What happens though when the security of systems is threatened from the inside—that is through malicious code itself?

Imagine a terrorist sleeper cell embedded in our country that can be activated at any time to cause destruction and havoc. So too, hidden malicious software code can be embedded in applications developed overseas or even by homegrown adversaries. And this code can be launched or used as a back door to disable our vital military systems for communications, weapons, navigation, and so on.

Military Information Technology, April 2008, reports that “DoD combats risks of a ‘mole’ in software written in other nations.”

According to a March 2007 report by the Center for Strategic and International Studies (CSIS), “malicious code, cyber-attacks, and espionage [are cited] as top threats facing the DoD and defense industry today, resulting primarily from software developed overseas, and to a lesser extent, from the global use of commercial software.”

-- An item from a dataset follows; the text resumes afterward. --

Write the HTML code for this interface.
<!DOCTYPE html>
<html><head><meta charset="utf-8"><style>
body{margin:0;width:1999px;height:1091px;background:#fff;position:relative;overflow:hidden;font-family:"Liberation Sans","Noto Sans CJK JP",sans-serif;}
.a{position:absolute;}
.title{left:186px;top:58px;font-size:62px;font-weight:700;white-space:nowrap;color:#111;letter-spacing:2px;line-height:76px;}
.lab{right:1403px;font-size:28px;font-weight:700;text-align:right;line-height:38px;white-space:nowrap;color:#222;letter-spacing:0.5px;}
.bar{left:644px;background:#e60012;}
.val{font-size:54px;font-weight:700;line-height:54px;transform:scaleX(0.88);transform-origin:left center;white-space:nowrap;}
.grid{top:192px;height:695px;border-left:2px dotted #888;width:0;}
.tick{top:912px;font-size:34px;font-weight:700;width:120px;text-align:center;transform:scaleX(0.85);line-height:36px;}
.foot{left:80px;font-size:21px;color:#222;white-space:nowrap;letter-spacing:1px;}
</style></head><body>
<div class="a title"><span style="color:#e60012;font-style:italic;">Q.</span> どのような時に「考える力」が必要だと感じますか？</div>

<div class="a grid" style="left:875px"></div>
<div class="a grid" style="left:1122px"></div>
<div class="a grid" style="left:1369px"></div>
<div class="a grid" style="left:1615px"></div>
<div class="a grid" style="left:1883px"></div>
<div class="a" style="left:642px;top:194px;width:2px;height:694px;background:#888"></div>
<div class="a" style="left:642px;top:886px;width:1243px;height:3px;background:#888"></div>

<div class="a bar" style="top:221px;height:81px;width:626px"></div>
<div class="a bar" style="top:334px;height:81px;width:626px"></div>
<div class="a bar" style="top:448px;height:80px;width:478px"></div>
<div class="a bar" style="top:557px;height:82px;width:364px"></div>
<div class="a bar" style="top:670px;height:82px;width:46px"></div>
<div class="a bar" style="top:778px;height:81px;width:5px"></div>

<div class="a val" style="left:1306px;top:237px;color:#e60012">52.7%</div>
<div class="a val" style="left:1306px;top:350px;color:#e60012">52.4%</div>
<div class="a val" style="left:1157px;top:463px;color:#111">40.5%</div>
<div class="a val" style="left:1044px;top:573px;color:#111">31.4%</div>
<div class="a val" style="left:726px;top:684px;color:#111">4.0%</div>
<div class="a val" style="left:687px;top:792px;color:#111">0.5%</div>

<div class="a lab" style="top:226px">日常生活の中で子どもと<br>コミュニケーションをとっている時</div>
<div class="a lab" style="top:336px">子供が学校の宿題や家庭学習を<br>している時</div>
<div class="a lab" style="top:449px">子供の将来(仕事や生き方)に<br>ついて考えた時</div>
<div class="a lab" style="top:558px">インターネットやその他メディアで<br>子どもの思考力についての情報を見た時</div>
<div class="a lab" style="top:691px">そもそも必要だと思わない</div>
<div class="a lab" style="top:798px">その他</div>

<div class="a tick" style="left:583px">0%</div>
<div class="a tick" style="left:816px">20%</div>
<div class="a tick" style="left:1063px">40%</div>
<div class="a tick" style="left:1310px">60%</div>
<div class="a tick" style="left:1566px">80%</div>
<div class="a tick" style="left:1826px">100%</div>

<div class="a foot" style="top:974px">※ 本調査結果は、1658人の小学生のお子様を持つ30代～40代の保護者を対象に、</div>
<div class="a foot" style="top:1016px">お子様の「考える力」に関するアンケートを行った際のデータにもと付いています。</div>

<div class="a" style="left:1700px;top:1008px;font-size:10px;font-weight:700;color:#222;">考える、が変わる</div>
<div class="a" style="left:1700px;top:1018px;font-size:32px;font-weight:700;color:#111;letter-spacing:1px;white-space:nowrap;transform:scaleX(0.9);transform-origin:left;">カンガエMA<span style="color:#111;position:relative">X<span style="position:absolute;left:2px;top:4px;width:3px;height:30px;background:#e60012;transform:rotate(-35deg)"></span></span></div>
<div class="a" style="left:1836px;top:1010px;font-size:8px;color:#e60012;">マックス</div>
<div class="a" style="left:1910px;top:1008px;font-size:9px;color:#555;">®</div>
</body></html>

Further, “the CSIS report noted that the number of U.S. companies outsourcing software development overseas had grown 25% from 2003 to 2006.”

“In September [2007], the Defense Science Board Task Force…came to similar conclusions” about foreign software exploitation. It states: “'while COTS development environments are more porous to attack than those of DoD custom development environments,’ subversion of the latter is more like to achieve adversarial objectives.”

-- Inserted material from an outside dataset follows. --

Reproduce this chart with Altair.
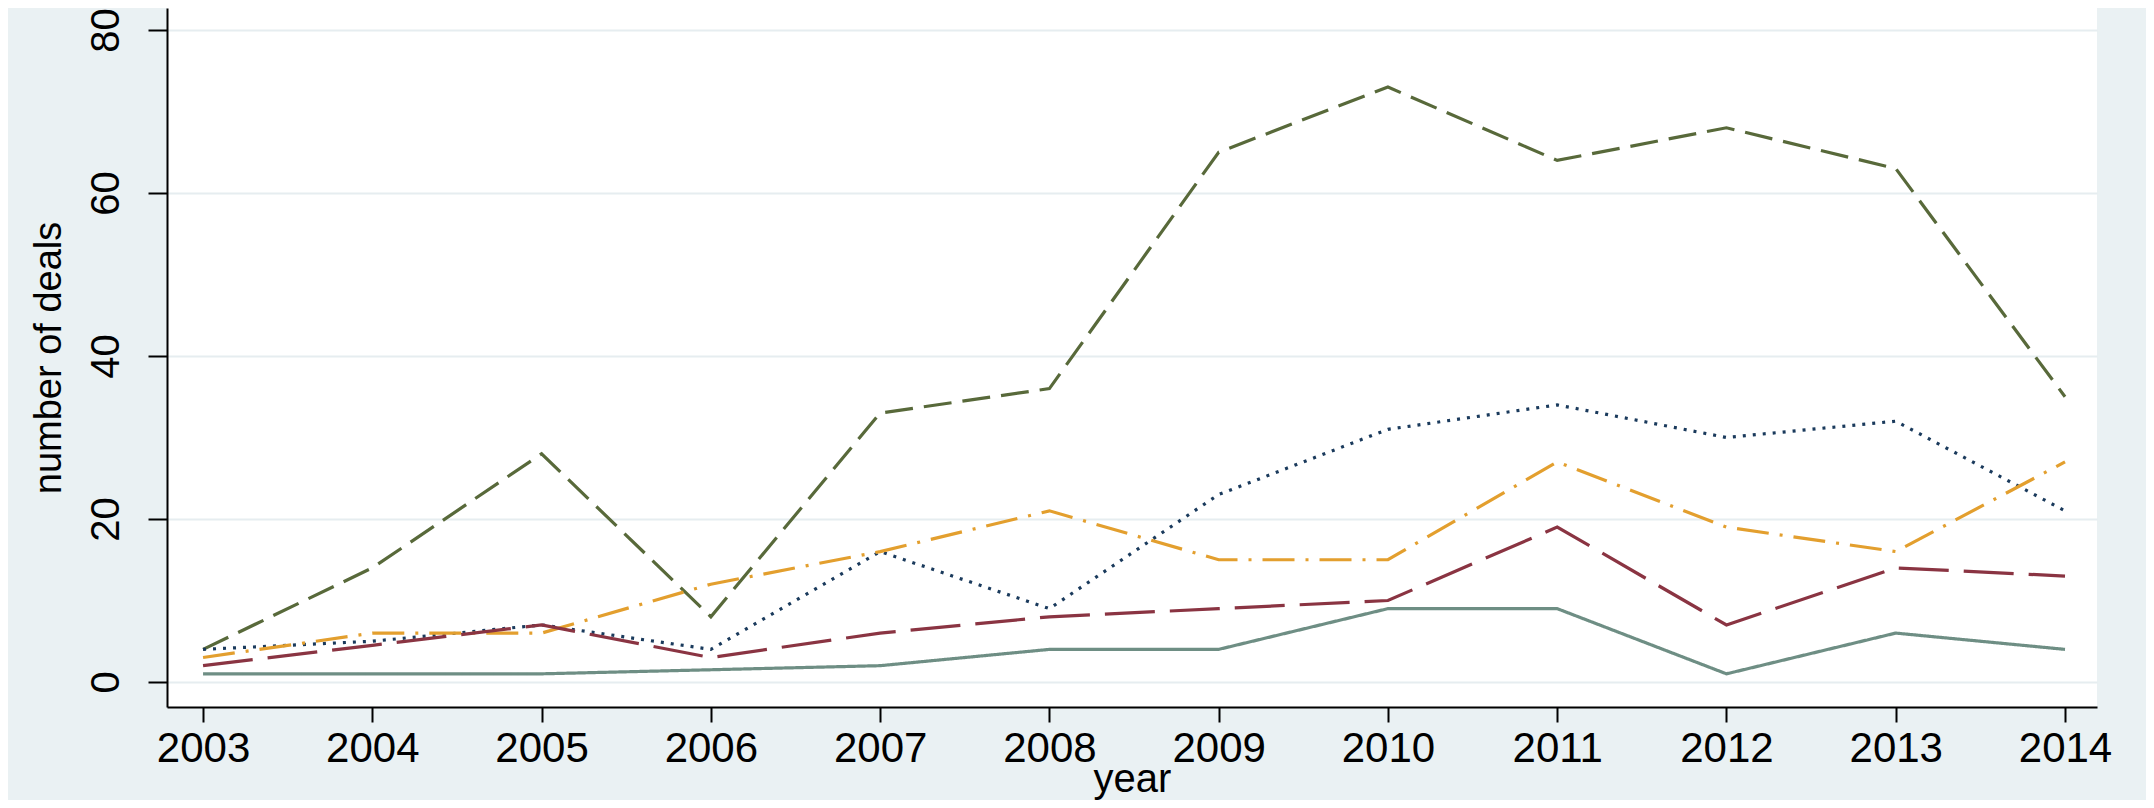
import altair as alt
import pandas as pd

years = [2003, 2004, 2005, 2006, 2007, 2008, 2009, 2010, 2011, 2012, 2013, 2014]
series_names = ["s1", "s2", "s3", "s4", "s5"]
s1_green = [4, 14, 28, 8, 33, 36, 65, 73, 64, 68, 63, 35]
s2_navy = [4, 5, 7, 4, 16, 9, 23, 31, 34, 30, 32, 21]
s3_orange = [3, 6, 6, 12, 16, 21, 15, 15, 27, 19, 16, 27]
s4_maroon = [2, 4.5, 7, 3, 6, 8, 9, 10, 19, 7, 14, 13]
s5_teal = [1, 1, 1, 1.5, 2, 4, 4, 9, 9, 1, 6, 4]
y_ticks = [0, 20, 40, 60, 80]

colors = ["#58693a", "#1a3a5c", "#e39f2e", "#8a3442", "#6e8e84"]
dashes = [[28, 11], [3, 7], [32, 11, 3, 11], [50, 15], [1, 0]]

rows = []
for name, vals in zip(series_names, [s1_green, s2_navy, s3_orange, s4_maroon, s5_teal]):
    for yr, v in zip(years, vals):
        rows.append({"year": yr, "deals": v, "series": name})
df = pd.DataFrame(rows)

font = "Liberation Sans"

chart = alt.Chart(df).mark_line(strokeWidth=3.2, strokeCap="butt", strokeJoin="miter").encode(
    x=alt.X("year:Q",
            scale=alt.Scale(domain=[2002.787, 2014.189], nice=False, zero=False),
            axis=alt.Axis(values=years, format="d", title="year",
                          tickSize=15, labelPadding=6, labelFontSize=42,
                          titleFontSize=40, titleY=84, titleBaseline="alphabetic",
                          grid=False, labelOverlap=False)),
    y=alt.Y("deals:Q",
            scale=alt.Scale(domain=[-3.07, 82.7], nice=False, zero=False),
            axis=alt.Axis(values=y_ticks, title="number of deals",
                          tickSize=19, labelAngle=270, labelAlign="center",
                          labelBaseline="alphabetic", labelPadding=30,
                          labelFontSize=40, titleFontSize=38, titleAngle=270,
                          titleX=-107, titleBaseline="alphabetic",
                          grid=True, gridColor="#e6edf0", gridWidth=2,
                          labelOverlap=False)),
    color=alt.Color("series:N", scale=alt.Scale(domain=series_names, range=colors), legend=None),
    strokeDash=alt.StrokeDash("series:N", scale=alt.Scale(domain=series_names, range=dashes), legend=None),
    order=alt.Order("series:N"),
).properties(
    width=1930,
    height=699,
    background="#eaf1f3",
    padding={"left": 159, "top": 0, "right": 49, "bottom": 93},
    autosize=alt.AutoSizeParams(type="none"),
).configure_view(
    fill="white", stroke=None
).configure_axis(
    domainColor="black", domainWidth=2, tickColor="black", tickWidth=2,
    labelColor="black", titleColor="black", labelFont=font, titleFont=font,
    titleFontWeight="normal",
)

chart.save("out.html", embed_options={"renderer": "svg", "actions": False})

Custom code does not get the same scrutiny as commercial code (especially open source) and so it is more vulnerable to exploitation via back doors or malicious code written into the software.

Dan Geer, the chief scientist and vice president of Verdasys, a security software firm, states: “Instead of trying to put a mole in the CIA, they try to put a mole in software.”

While “the technology industry has made progress at finding which writing patterns leave software vulnerable to inadvertent bugs…we don’t have as good a handle on what malicious programmers introduce.”

So how can we architect safer software?

  1. Scan—conduct vulnerability scans of software to identify known vulnerabilities.
  2. Patch—when vulnerabilities are detected, patch them quickly.
  3. Inform—have developers disclose what tools they are using and how they developed the code.
  4. Test—embed security testing and analysis in all phases of the systems development life cycle.
  5. Measure—develop metrics for software assurance so it can be rated and improved on.

Of course, we also need to ensure that developers are security-cleared to work on the software being developed or customized and that we layer our defenses and create redundant systems so that we mitigate risk from any single particular entry point.